Dropbox seeks to expand operations in Israel, possibly acquire startups
Company opens new offices in Tel Aviv, looking to gain from Israeli expertise in machine learning and security
Shoshanna Solomon was The Times of Israel's Startups and Business reporter

Dropbox, a US cloud storage company that has more than 500 million registered users in more than 180 countries, is planning to double its R&D team in Israel by hiring local engineers and possibly acquiring startups in the field of machine learning and security.
Israel has become “a very attractive place to continue to attract and develop and get impact out of brilliant engineering talent,” said Quentin Clark, who leads engineering, product and design functions for Dropbox and oversees a team of over 1,000 employees globally.
“We are here because of the talent,” he said. “Dropbox can’t afford not to be in Israel because of the nature and depth of the talent that is in this country.”
Dropbox’s Israeli R&D center, which stemmed from its acquisition of Israeli startup CloudOn in 2015, numbers 40 people. Its new Tel Aviv office, which will replace its Herzliya-based premises, is the second largest international Dropbox office, after Ireland, and its team is an “important center” for innovation and engineering talent for the company.
The team has been in charge of developing a set of Dropbox tools for enterprises, which has become one of the firm’s growth engines. Dropbox enterprise clients include companies like Adidas, the BBC and Expedia, with tens of thousands of users each.
The new office space is a “signal of commitment” to the growth of the local team, Clark said at a press conference at the new offices in the Azrieli Sarona Tower, the tallest in Israel, with views over the Mediterranean Sea.

Growth will come from hiring local engineers but also possibly acquiring startups, Clark said, without disclosing if there were any startups in the pipeline already.
“Dropbox’s long-term mission supports the expansion of our capability,” he said. The company is “definitely” continuing to look for “things we may acquire. We are constantly on the hunt.”
The firm is also looking to expand the activities of the Israeli team from a current focus on enterprise solutions to security and machine learning.

Israel has a “strong set of talented people around security topics and IT — so that is something we deeply need to take advantage of,” Clark said at the press conference. “We are certainly talking about security being a current area of focus,” he added, at the sidelines of the event.
In addition, Clark and Meir Morgenstern, who leads the local R&D team, will be meeting with local universities to look into machine learning capabilities.
The two will be “spending some time at a couple of universities thinking about additional investments in the machine learning space.

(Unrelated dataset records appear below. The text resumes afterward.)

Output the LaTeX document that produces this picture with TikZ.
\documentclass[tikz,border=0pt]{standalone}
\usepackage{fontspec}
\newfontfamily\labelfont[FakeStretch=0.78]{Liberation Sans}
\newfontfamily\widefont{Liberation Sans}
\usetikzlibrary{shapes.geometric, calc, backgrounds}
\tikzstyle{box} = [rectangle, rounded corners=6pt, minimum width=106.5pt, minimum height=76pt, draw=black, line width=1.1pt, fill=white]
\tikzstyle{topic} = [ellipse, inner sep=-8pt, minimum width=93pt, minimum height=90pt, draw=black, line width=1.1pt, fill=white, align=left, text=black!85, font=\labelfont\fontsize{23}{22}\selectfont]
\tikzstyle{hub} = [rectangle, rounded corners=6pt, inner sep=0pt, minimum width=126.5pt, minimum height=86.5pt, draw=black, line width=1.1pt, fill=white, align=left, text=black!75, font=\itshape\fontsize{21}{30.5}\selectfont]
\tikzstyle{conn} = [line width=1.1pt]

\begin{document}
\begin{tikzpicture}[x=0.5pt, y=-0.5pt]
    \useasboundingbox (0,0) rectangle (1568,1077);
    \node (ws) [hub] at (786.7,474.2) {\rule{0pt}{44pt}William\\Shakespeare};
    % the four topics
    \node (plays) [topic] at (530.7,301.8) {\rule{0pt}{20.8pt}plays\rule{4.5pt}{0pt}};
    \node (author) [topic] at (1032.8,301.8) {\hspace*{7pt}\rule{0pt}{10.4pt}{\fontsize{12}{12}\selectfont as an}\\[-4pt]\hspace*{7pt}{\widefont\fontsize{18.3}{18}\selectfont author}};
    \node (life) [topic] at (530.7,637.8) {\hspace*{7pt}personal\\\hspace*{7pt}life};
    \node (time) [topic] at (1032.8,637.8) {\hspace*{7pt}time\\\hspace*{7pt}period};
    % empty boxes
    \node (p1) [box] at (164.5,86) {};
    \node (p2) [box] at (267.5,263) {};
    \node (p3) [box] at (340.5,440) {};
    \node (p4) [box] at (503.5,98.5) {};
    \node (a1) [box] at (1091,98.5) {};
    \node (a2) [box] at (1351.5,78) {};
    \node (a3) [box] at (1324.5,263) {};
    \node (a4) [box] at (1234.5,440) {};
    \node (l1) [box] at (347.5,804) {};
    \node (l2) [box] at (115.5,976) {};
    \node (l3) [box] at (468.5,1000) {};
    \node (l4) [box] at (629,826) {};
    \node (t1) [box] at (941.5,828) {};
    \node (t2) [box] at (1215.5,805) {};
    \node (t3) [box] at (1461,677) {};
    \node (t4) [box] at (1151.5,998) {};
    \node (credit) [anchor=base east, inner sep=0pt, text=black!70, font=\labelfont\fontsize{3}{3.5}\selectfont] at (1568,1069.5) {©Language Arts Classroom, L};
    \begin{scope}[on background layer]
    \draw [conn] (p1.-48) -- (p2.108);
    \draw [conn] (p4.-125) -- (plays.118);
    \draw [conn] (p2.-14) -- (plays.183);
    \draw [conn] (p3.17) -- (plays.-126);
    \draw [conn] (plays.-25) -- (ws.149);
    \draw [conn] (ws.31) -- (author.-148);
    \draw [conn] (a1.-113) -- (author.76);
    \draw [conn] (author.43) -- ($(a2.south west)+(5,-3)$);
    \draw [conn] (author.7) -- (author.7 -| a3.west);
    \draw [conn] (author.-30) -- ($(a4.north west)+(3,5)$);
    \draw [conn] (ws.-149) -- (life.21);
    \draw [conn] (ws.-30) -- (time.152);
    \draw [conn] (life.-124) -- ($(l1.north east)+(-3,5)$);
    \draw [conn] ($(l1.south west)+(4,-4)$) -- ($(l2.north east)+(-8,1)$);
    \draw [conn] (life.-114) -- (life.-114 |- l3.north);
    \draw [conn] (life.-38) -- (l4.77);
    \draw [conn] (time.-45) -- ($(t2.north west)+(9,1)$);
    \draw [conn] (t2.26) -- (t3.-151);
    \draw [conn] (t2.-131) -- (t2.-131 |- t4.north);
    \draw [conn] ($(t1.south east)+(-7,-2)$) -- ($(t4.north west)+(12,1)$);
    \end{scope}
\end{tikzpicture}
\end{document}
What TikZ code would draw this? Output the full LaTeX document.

There are two countries that are really doing a great job pushing this forward, the US and Israel, and so there may be an opportunity for us to go deeper in that space,” Clark said.
There is a lot of competition in San Francisco for machine learning expertise, he said.

Typically for tech companies, Dropbox’s new offices include vast open spaces, food corners, a music room and a darkened focus room, where workers can retreat to work in silence. The values of the company, including “We not I” and “Sweat the details” are displayed on one of the walls. There is also an area of unmanned desks, ready for the new recruits.
Founded in 2007 by Drew Houston and Arash Ferdowsi, Dropbox, which is headquartered in San Francisco, held an initial public offering of shares in March 2018, raising a reported $756 million in the biggest tech IPO in over a year. In its first quarterly earnings announcement on May 10, the file sharing company reported first quarter revenue of $316.3 million, up 28 percent from the same period a year earlier. In 2017 the company had revenues of $1.1 billion. The firm invests 35% of its revenue in R&D.
The company is transitioning from being just a cloud location where files are stored to providing businesses with a virtual workspace for teams to work together. “Our mission is to design a more enlightened way of working,” he said. The software enables users using a wide variety of tools to work together by moving their content to Dropbox. “We provide support for every type of file,” he said.
Clark has visited Israel on six previous occasions and has managed engineering teams in Israel while working for Microsoft and SAP in his previous career roles. The media briefing was the first time Clark spoke to the press since Dropbox’s IPO.
The company has 12 global offices and a total of 1,800 employees, half of them working in engineering and product design. The firm has more than 2.5 million registered users in Israel, many of them in Tel Aviv.